Expulsion d’un imam : Le Conseil d’Etat se prononcera « en début de semaine prochaine »
ARRETE•L’affaire Hassan Iquioussen n’en finit plus de durerJ.-L.D. avec AFP
Le Conseil d'Etat, plus haute juridiction administrative française, se prononcera « en début de semaine prochaine » sur la requête du ministre de l’Intérieur Gérald Darmanin, qui entend faire annuler une ordonnance du tribunal administratif de Paris suspendant la demande d'expulsion du prédicateur Hassan Iquioussen.
Pendant près de trois heures ce vendredi, la chambre des référés du Conseil d’Etat a entendu les arguments de la représentante du ministère de l’Intérieur et de l’avocate du prédicateur menacé d’expulsion vers le Maroc.
Charisme et provocation haineuse
Hassan Iquioussen est « un prédicateur charismatique qui a su acquérir une légitimité au sein d’un très large auditoire et qui depuis des années répand des idées insidieuses qui n’en sont pas moins des provocations à la haine, à la discrimination, à la violence », a affirmé la directrice des libertés publiques et des affaires juridiques au ministère de l’Intérieur.
Dans la salle d’audience, archipleine, de nombreux proches de l’imam dont plusieurs représentants des Frères musulmans avaient pris place.
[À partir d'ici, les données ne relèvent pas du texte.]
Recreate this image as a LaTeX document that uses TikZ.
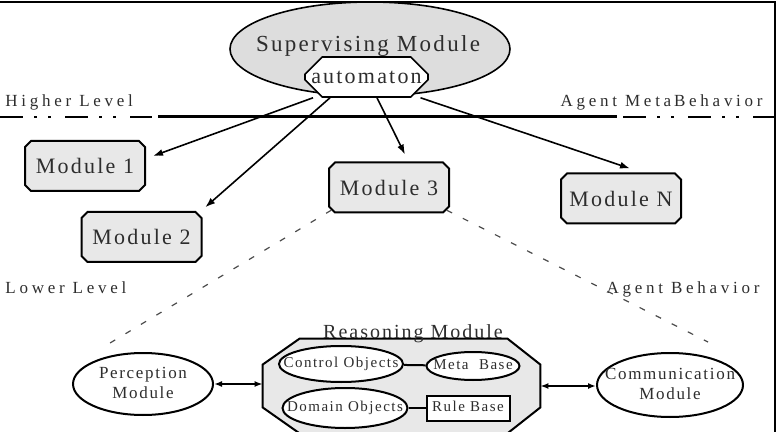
\documentclass[tikz,border=0pt]{standalone}
\usepackage{fontspec}
\setmainfont[LetterSpace=10]{Liberation Serif}
\newfontfamily\largespace[LetterSpace=22]{Liberation Serif}
\usepackage{xcolor}
\usetikzlibrary{arrows.meta}
\usetikzlibrary{shapes.geometric}
\usetikzlibrary{shapes.misc}

\definecolor{grisclair}{RGB}{232,232,232}
\definecolor{grismoyen}{RGB}{221,221,221}
\definecolor{encre}{RGB}{45,45,45}

% texte centre sans largeur, la forme garde sa taille
\newcommand{\sanslarg}[1]{\makebox[0pt]{\begin{tabular}{@{}c@{}}#1\end{tabular}}}

\begin{document}
\begin{tikzpicture}[x=0.5pt,y=-0.5pt]

\tikzset{
    fort/.style = {
    draw, line width=1pt, text=encre, inner sep=0pt
    }
}

\tikzstyle{module}=[fort, chamfered rectangle, chamfered rectangle xsep=1.5pt, chamfered rectangle ysep=1.5pt, fill=grisclair, minimum width=60pt, minimum height=25pt, font=\fontsize{11}{13}\selectfont]
\tikzstyle{superv}=[fort, ellipse, fill=grismoyen, line width=0.8pt, minimum width=140pt, minimum height=47pt]
\tikzstyle{automate}=[fort, chamfered rectangle, chamfered rectangle xsep=7pt, chamfered rectangle ysep=5.5pt, fill=white, line width=0.8pt, minimum width=60.5pt, minimum height=20pt, font=\fontsize{11}{13}\selectfont]
\tikzstyle{niveau}=[text=encre, inner sep=0pt, font=\largespace\fontsize{8.5}{10}\selectfont]
\tikzstyle{ovale}=[fort, ellipse, fill=white, font=\fontsize{8.5}{10}\selectfont]
\tikzstyle{petitovale}=[fort, ellipse, fill=white, font=\fontsize{7.5}{9}\selectfont]
\tikzstyle{raisonnement}=[inner sep=0pt, minimum width=138.5pt, minimum height=47pt]
\tikzstyle{octo}=[draw, line width=1pt, fill=grisclair]
\tikzstyle{pointille}=[line width=1pt, dash pattern=on 11.5pt off 5.5pt on 1.5pt off 5.5pt on 1.5pt off 7pt]
\tikzstyle{fleche}=[line width=0.8pt, -{Latex[length=5pt,width=3.5pt]}]
\tikzstyle{doublefleche}=[line width=0.8pt, {Latex[length=4pt,width=3pt]}-{Latex[length=4pt,width=3pt]}]
\tikzstyle{lien}=[line width=0.6pt, black!70, dash pattern=on 3pt off 6pt]

\useasboundingbox (0,0) rectangle (780,432);

\draw[line width=1pt] (0,2) -- (775,2) -- (775,432);

\node (sup) [superv] at (370,49) {};
\node (suptitre) [text=encre, inner sep=0pt, anchor=base, font=\fontsize{11.5}{13}\selectfont] at (368,52) {Supervising Module};
\node (auto) [automate] at (366.5,77) {automaton};

\node (haut) [niveau, anchor=base west] at (5,107) {Higher Level};
\node (metacomp) [niveau, anchor=base east] at (763,107) {Agent Meta\,Behavior};

\draw[pointille] (0,117) -- (152,117);
\draw[line width=1.5pt] (158,117) -- (617,117);
\draw[pointille] (623,117) -- (775,117);

\node (mod1) [module] at (85,166) {Module 1};
\node (mod2) [module] at (141.5,237) {Module 2};
\node (mod3) [module] at (389,187.5) {Module 3};
\node (modN) [module] at (621,198.5) {Module N};

\draw[fleche] ([xshift=-26.75pt]auto.south) -- ([shift={(3.5pt,5pt)}]mod1.east);
\draw[fleche] ([xshift=-18.25pt]auto.south) -- ([shift={(3pt,3.5pt)}]mod2.north east);
\draw[fleche] ([xshift=5.25pt]auto.south) -- ([shift={(8pt,3.5pt)}]mod3.north);
\draw[fleche] ([xshift=27pt]auto.south) -- ([shift={(4.5pt,2pt)}]modN.north);

\node (bas) [niveau, anchor=base west] at (5,293) {Lower Level};
\node (comp) [niveau, anchor=base east] at (760,293) {Agent Behavior};

\node (perc) [ovale, minimum width=70pt, minimum height=31pt] at (143,384) {\sanslarg{Perception\\Module}};
\node (comm) [ovale, minimum width=73pt, minimum height=32pt] at (670,385) {\sanslarg{Communication\\Module}};

\draw[lien] (mod3.south west) -- ([shift={(-19pt,3pt)}]perc.north);
\draw[lien] (mod3.south east) -- ([shift={(19pt,5pt)}]comm.north);

\node (raison) [raisonnement] at (401.5,386) {};
\draw[octo] ([xshift=18.5pt]raison.north west) -- ([xshift=-16.5pt]raison.north east)
    -- ([yshift=-13pt]raison.north east) -- ([yshift=13pt]raison.south east)
    -- ([xshift=-16.5pt]raison.south east) -- ([xshift=18.5pt]raison.south west)
    -- ([yshift=13pt]raison.south west) -- ([yshift=-13pt]raison.north west) -- cycle;
\node (raisontitre) [text=encre, inner sep=0pt, anchor=base, font=\fontsize{10}{12}\selectfont] at (413,338) {Reasoning Module};

\node (ctrl) [petitovale, minimum width=62pt, minimum height=18pt] at (341,364) {\sanslarg{Control Objects}};
\node (metab) [petitovale, minimum width=46.5pt, minimum height=14pt] at (473,366) {\sanslarg{Meta~ Base}};
\node (dom) [petitovale, minimum width=62.5pt, minimum height=20pt] at (345,408) {\sanslarg{Domain Objects}};
\node (regle) [fort, fill=white, minimum width=41.5pt, minimum height=12.5pt, font=\fontsize{7.5}{9}\selectfont] at (468,408) {\sanslarg{Rule Base}};

\draw[line width=1pt] (ctrl) -- (metab);
\draw[line width=1pt] (dom) -- (regle);

\draw[doublefleche] (perc.east) -- (perc.east -| raison.west);
\draw[doublefleche] (raison.east) -- (raison.east -| comm.west);

\end{tikzpicture}
\end{document}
Pour Lucie Simon, avocate de l’imam, les propos antisémites ou violemment misogynes reprochés à son client « ont été tenus parfois il y a plus de vingt ans ». « Il faut que ces provocations soient actuelles, c’est ce qui résulte de la jurisprudence ». « Il n’a jamais été ni poursuivi ni condamné pour ces propos », a insisté l’avocate.
Discours antisémite et misogyne
Le ministère de l’Intérieur a publié le 28 juillet un arrêté d’expulsion visant l’imam en raison d'« un discours prosélyte émaillé de propos incitant à la haine et à la discrimination et porteur d’une vision de l’islam contraires aux valeurs de la République ».
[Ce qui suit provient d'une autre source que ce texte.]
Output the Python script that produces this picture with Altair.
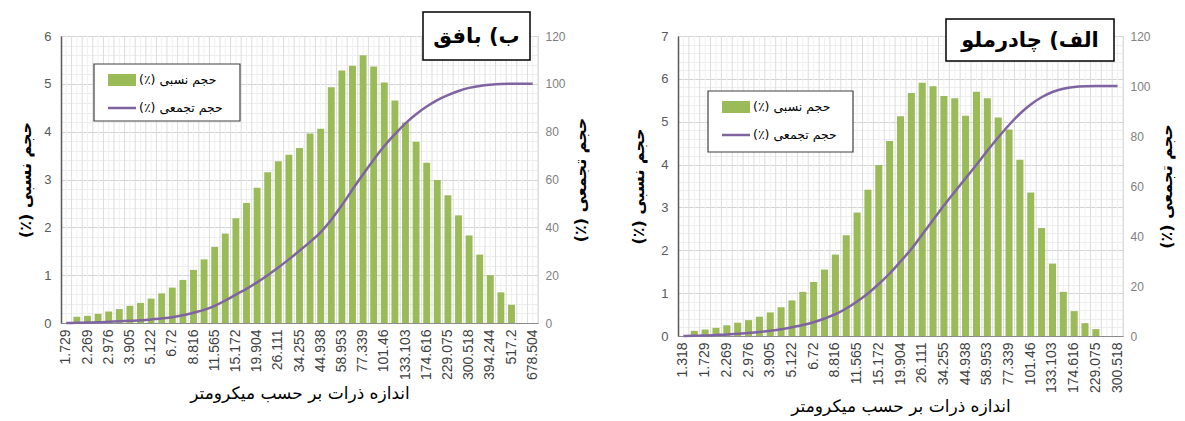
import altair as alt
import pandas as pd

# ---------- data: Bafq (left panel) ----------
bafq_sizes = ["1.729", "1.981", "2.269", "2.599", "2.976", "3.409", "3.905", "4.472",
              "5.122", "5.867", "6.72", "7.697", "8.816", "10.097", "11.565", "13.246",
              "15.172", "17.377", "19.904", "22.797", "26.111", "29.907", "34.255",
              "39.234", "44.938", "51.471", "58.953", "67.523", "77.339", "88.583",
              "101.46", "116.21", "133.103", "152.453", "174.616", "200", "229.075",
              "262.376", "300.518", "344.206", "394.244", "451.556", "517.2", "592.387",
              "678.504"]
bafq_relative = [0, 0.13, 0.15, 0.19, 0.24, 0.29, 0.36, 0.42, 0.51, 0.62,
                 0.74, 0.90, 1.11, 1.33, 1.59, 1.87, 2.19, 2.51, 2.83, 3.15,
                 3.38, 3.52, 3.66, 3.96, 4.06, 4.93, 5.28, 5.38, 5.60, 5.36,
                 5.03, 4.65, 4.19, 3.79, 3.35, 2.99, 2.67, 2.25, 1.83, 1.43,
                 1.00, 0.64, 0.38, 0, 0]
bafq_cumulative = [0, 0.1, 0.2, 0.3, 0.5, 0.7, 0.9, 1.1, 1.5, 1.9,
                   2.4, 3.2, 4.3, 5.5, 7.2, 9.4, 11.9, 14.3, 17.0, 20.0,
                   23.2, 26.6, 30.2, 33.9, 38.0, 43.2, 49.2, 55.8, 62.2, 68.3,
                   74.0, 79.0, 83.5, 87.3, 90.5, 93.2, 95.3, 97.0, 98.3, 99.1,
                   99.6, 99.9, 100, 100, 100]

# ---------- data: Chadormalu (right panel) ----------
chad_sizes = ["1.318", "1.51", "1.729", "1.981", "2.269", "2.599", "2.976", "3.409",
              "3.905", "4.472", "5.122", "5.867", "6.72", "7.697", "8.816", "10.097",
              "11.565", "13.246", "15.172", "17.377", "19.904", "22.797", "26.111",
              "29.907", "34.255", "39.234", "44.938", "51.471", "58.953", "67.523",
              "77.339", "88.583", "101.46", "116.21", "133.103", "152.453", "174.616",
              "200", "229.075", "262.376", "300.518"]
chad_relative = [0, 0.12, 0.15, 0.19, 0.25, 0.31, 0.37, 0.45, 0.55, 0.67,
                 0.83, 1.03, 1.26, 1.55, 1.90, 2.35, 2.88, 3.41, 3.99, 4.55,
                 5.13, 5.67, 5.91, 5.83, 5.60, 5.55, 5.14, 5.70, 5.55, 5.10,
                 4.82, 4.11, 3.35, 2.52, 1.69, 1.03, 0.58, 0.30, 0.16, 0, 0]
chad_cumulative = [0, 0.1, 0.2, 0.4, 0.6, 0.9, 1.2, 1.6, 2.1, 2.7,
                   3.5, 4.4, 5.5, 7.0, 8.7, 11.0, 13.8, 17.0, 20.8, 25.0,
                   29.8, 34.8, 40.6, 46.4, 52.2, 57.7, 63.1, 68.5, 74.1, 79.4,
                   84.4, 88.9, 92.6, 95.5, 97.6, 98.9, 99.6, 99.9, 100, 100, 100]

REL = "(٪) حجم نسبی"
CUM = "(٪) حجم تجمعی"
XTITLE = "اندازه ذرات بر حسب میکرومتر"
FA = "DejaVu Sans"
GREEN = "#9bbb59"
PURPLE = "#8064a2"

one = pd.DataFrame({"k": [0]})


def deco_rect(x, x2, y, y2, fill, stroke=None, sw=1.0):
    kw = dict(fill=fill)
    if stroke is not None:
        kw.update(stroke=stroke, strokeWidth=sw)
    return alt.Chart(one).mark_rect(**kw).encode(
        x=alt.value(x), x2=alt.value(x2), y=alt.value(y), y2=alt.value(y2))


def deco_text(txt, x, y, size, weight="normal", align="left"):
    return alt.Chart(one).mark_text(text=txt, font=FA, fontSize=size, fontWeight=weight,
                                    align=align, baseline="middle", color="black").encode(
        x=alt.value(x), y=alt.value(y))


def deco_rule(x, x2, y, color, sw):
    return alt.Chart(one).mark_rule(color=color, strokeWidth=sw).encode(
        x=alt.value(x), x2=alt.value(x2), y=alt.value(y))


def panel(sizes, rel, cum, ymax, w, h, name, tbox, lbox, ltp, rtp):
    df = pd.DataFrame({"size": sizes, "rel": rel, "cum": cum})
    step = w / len(sizes)
    xaxis = alt.Axis(values=sizes[::2], labelAngle=270, labelFont="Liberation Sans",
                     labelFontSize=14, labelColor="#404040", labelPadding=6,
                     labelOverlap=False, ticks=False, grid=False, domainColor="#8c8c8c",
                     title=XTITLE, titleFont=FA, titleFontSize=17,
                     titleFontWeight="normal", titleColor="black", titlePadding=6)

    def X(bp=None):
        kw = {}
        if bp is not None:
            kw["bandPosition"] = bp
        return alt.X("size:N", sort=None,
                     scale=alt.Scale(paddingInner=0.35, paddingOuter=0.175),
                     axis=xaxis, **kw)

    yvals = [round(i * 0.2, 1) for i in range(int(ymax * 5) + 1)]
    left_axis = alt.Axis(values=yvals,
                         labelExpr="datum.value % 1 === 0 ? format(datum.value, 'd') : ''",
                         labelOverlap=False, ticks=False,
                         gridColor={"condition": {"test": "datum.value % 1 === 0",
                                                  "value": "#d4d4d4"},
                                    "value": "#eeeeee"},
                         domainColor="#595959", domainWidth=1.5,
                         labelColor="#595959", labelFontSize=13, labelFont="Liberation Sans",
                         labelPadding=10, title=REL, titleFont=FA, titleFontSize=16,
                         titleFontWeight="bold", titleColor="black", titlePadding=ltp)
    right_axis = alt.Axis(values=list(range(0, 121, 20)), orient="right", grid=False,
                          ticks=False, domain=False, labelColor="#808080", labelFontSize=12,
                          labelFont="Liberation Sans", labelPadding=7, title=CUM,
                          titleFont=FA, titleFontSize=16, titleFontWeight="bold",
                          titleColor="black", titleAngle=270, titleBaseline="top",
                          titlePadding=rtp)

    base = alt.Chart(df)
    vmajor = base.mark_rule(color="#dcdcdc", strokeWidth=1,
                            xOffset=round(step * 0.175, 2)).encode(x=X(1))
    vminor = base.mark_rule(color="#f0f0f0", strokeWidth=1).encode(x=X(0.5))
    bars = base.mark_bar(color=GREEN).encode(
        x=X(), y=alt.Y("rel:Q", scale=alt.Scale(domain=[0, ymax], nice=False), axis=left_axis))
    line = base.mark_line(color=PURPLE, strokeWidth=2.5, interpolate="monotone").encode(
        x=X(), y=alt.Y("cum:Q", scale=alt.Scale(domain=[0, 120], nice=False), axis=right_axis))

    tx, tx2, ty, ty2 = tbox
    lx, lx2, ly, ly2 = lbox
    decor = [
        deco_rect(tx, tx2, ty, ty2, "white", "black", 1.5),
        deco_text(name, (tx + tx2) / 2, (ty + ty2) / 2 + 1, 21, "bold", "center"),
        deco_rect(lx, lx2, ly, ly2, "white", "#404040", 1.2),
        deco_rect(lx + 14, lx + 42, ly + 10, ly + 22, GREEN),
        deco_text(REL, lx + 45, ly + 16, 12.5),
        deco_rule(lx + 14, lx + 42, ly + 44, PURPLE, 2.5),
        deco_text(CUM, lx + 45, ly + 44, 12.5),
    ]
    return alt.layer(vmajor, vminor, bars, line, *decor).resolve_scale(
        y="independent").properties(width=w, height=h)


left = panel(bafq_sizes, bafq_relative, bafq_cumulative, 6, 477, 287, "ب) بافق",
             (362, 469, -24, 24), (33, 179, 28, 85), 10, 7)
right = panel(chad_sizes, chad_relative, chad_cumulative, 7, 445, 300, "الف) چادرملو",
              (268, 436, -17, 25), (30, 175, 55, 116), 14, 8)

chart = alt.hconcat(left, right, spacing=41).properties(
    padding={"left": 9, "top": 2, "right": 2, "bottom": 0}
).configure_view(stroke="#8c8c8c", strokeWidth=1).configure(background="white")

chart.save("out.html", embed_options={"renderer": "svg", "actions": False})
Le ministère reprochait notamment à l’imam « un discours à teneur antisémite particulièrement virulent » et ses prêches prônant la « soumission » des femmes « au profit des hommes ». L’arrêté d’expulsion évoquait également l’encouragement « au séparatisme » et le « mépris de certaines valeurs républicaines telles que la laïcité et le fonctionnement démocratique de la société française ».
Saisi par les avocats de Hassan Iquioussen, le tribunal administratif de Paris a suspendu début août cette demande d’expulsion en arguant que l’expulsion de l’imam, né en France il y a 58 ans mais de nationalité marocaine, porterait « une atteinte disproportionnée » à sa « vie privée et familiale ».
Si le Conseil d’Etat confirme la décision du tribunal administratif, Hassan Iquioussen ne pourra pas être expulsé vers le Maroc. Si la haute juridiction administrative infirme, au contraire, la décision du tribunal administratif, Hassan Iquioussen sera expulsable même si le dossier ne sera plaidé sur le fond devant le Conseil d’Etat que d’ici quelques mois.
Gérald Darmanin, « déçu » par la décision du tribunal administratif
Dans un entretien publié par le Journal du dimanche, Gérald Darmanin, « déçu » par la décision du tribunal administratif, a d’ores et déjà prévenu que si la loi « ne permet pas » d’expulser Hassan Iquioussen, il faudra la changer « pour défendre davantage les Français ».
« Oui, Hassan Iquioussen est conservateur. Il a eu des propos rétrogrades sur la place de la femme », a concédé Lucie Simon. « Mais cela ne constitue pas une menace grave à l’ordre public », a-t-elle souligné.
De son côté, Simon a estimé que l’arrêté d’expulsion répond essentiellement à « un agenda politique de Gérald Darmanin ». « On dit que cet homme (Hassan Iquioussen) menace l’ordre public à travers ses vidéos diffusées sur internet. Est-ce que l’expulser c’est vraiment la solution pour sauvegarder l’ordre public ? », s’est-elle interrogé.